3. 試験対策にとどまらず真の簿記学習を奨励し、試験範囲すべての理解度を問う出題内容とします。

4. 初級から1級まで、ステップ・バイ・ステップで上位級を目指せる出題内容とします。

第157回簿記検定試験を受験された皆様へ | 商工会議所の検定試験
  2021年2月28日受験者各位  日本商工会議所第157回簿記検定試験を受験いただき、ありがとうございました。1.合否発表等について(1)合否発表の期日や方法は商工…

1・3は昨今の講評にみられる姿勢ですし、2は昨今の試験のえげつない量の出題に反映されているものなので、2021年度になっても従来のやり方が大きく変わることはないのでしょうが、この方針がどのような形で試験に反映されるのかについては、じっくり拝見させてもらいます。

ただ、「真の簿記学習」を謳うのは調子に乗りすぎです。普段の講評から日商が一貫して見せている姿勢ですが、一体何様のつもりなのでしょうか。全方位にケンカを売っていったい何がしたいのか、日商の良識を疑います。そんなことを言うなら、最近の会計基準の動向を踏まえた問題を出せよと。会計基準を無視して出題される試験の勉強をすることのどこが「真の簿記学習」になるのでしょうね。

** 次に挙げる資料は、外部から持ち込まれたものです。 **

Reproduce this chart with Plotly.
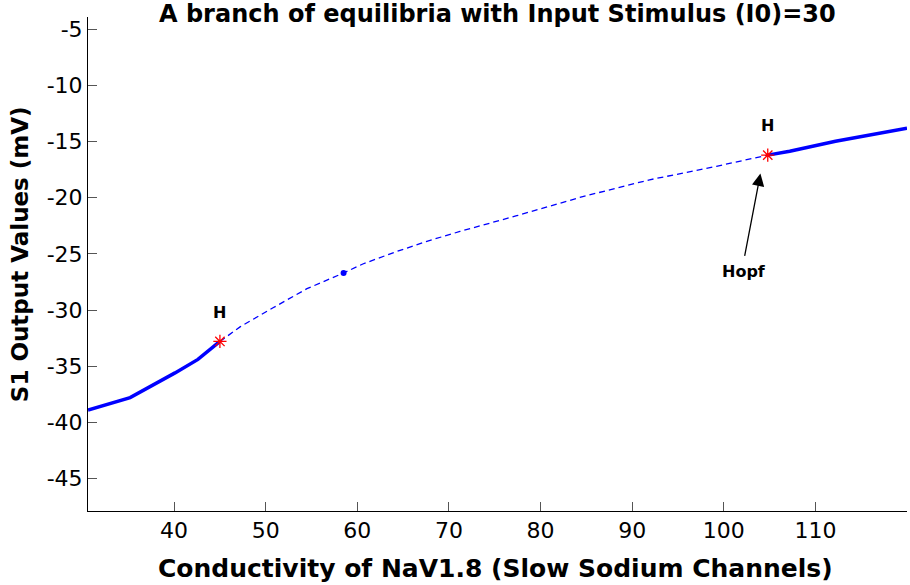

簿記を勉強しているみなさんは淡々と勉強を続けてください

難しい問題、解ききれない問題が出題されたときに、怒りのぶつけ先を探したくなる気分は非常に分かります。ただ、ひととおり落ち着いたらまた学習を始めてください。上記のように、この数年は、また会計基準がちょくちょくと改定されていることから、簿記上の処理も従来のやり方とは変わってきています。

私にはまだ何が「真の簿記学習」なのかよくわかりませんが、簿記上の処理は、もともと会計基準から導き出されるものですから、簿記の勉強をしたら、少しずつで構わないので関連する会計基準を読んでみるということにチャレンジしてみるとよいでしょう。ASBJのウェブサイトには、会計基準の内容を具体的な取引例や仕訳を使って説明した適用指針というものも掲載されていますから、まずはそちらから手をつけてみると仕訳と会計基準のつながりをイメージしやすくなるのではないかと思います。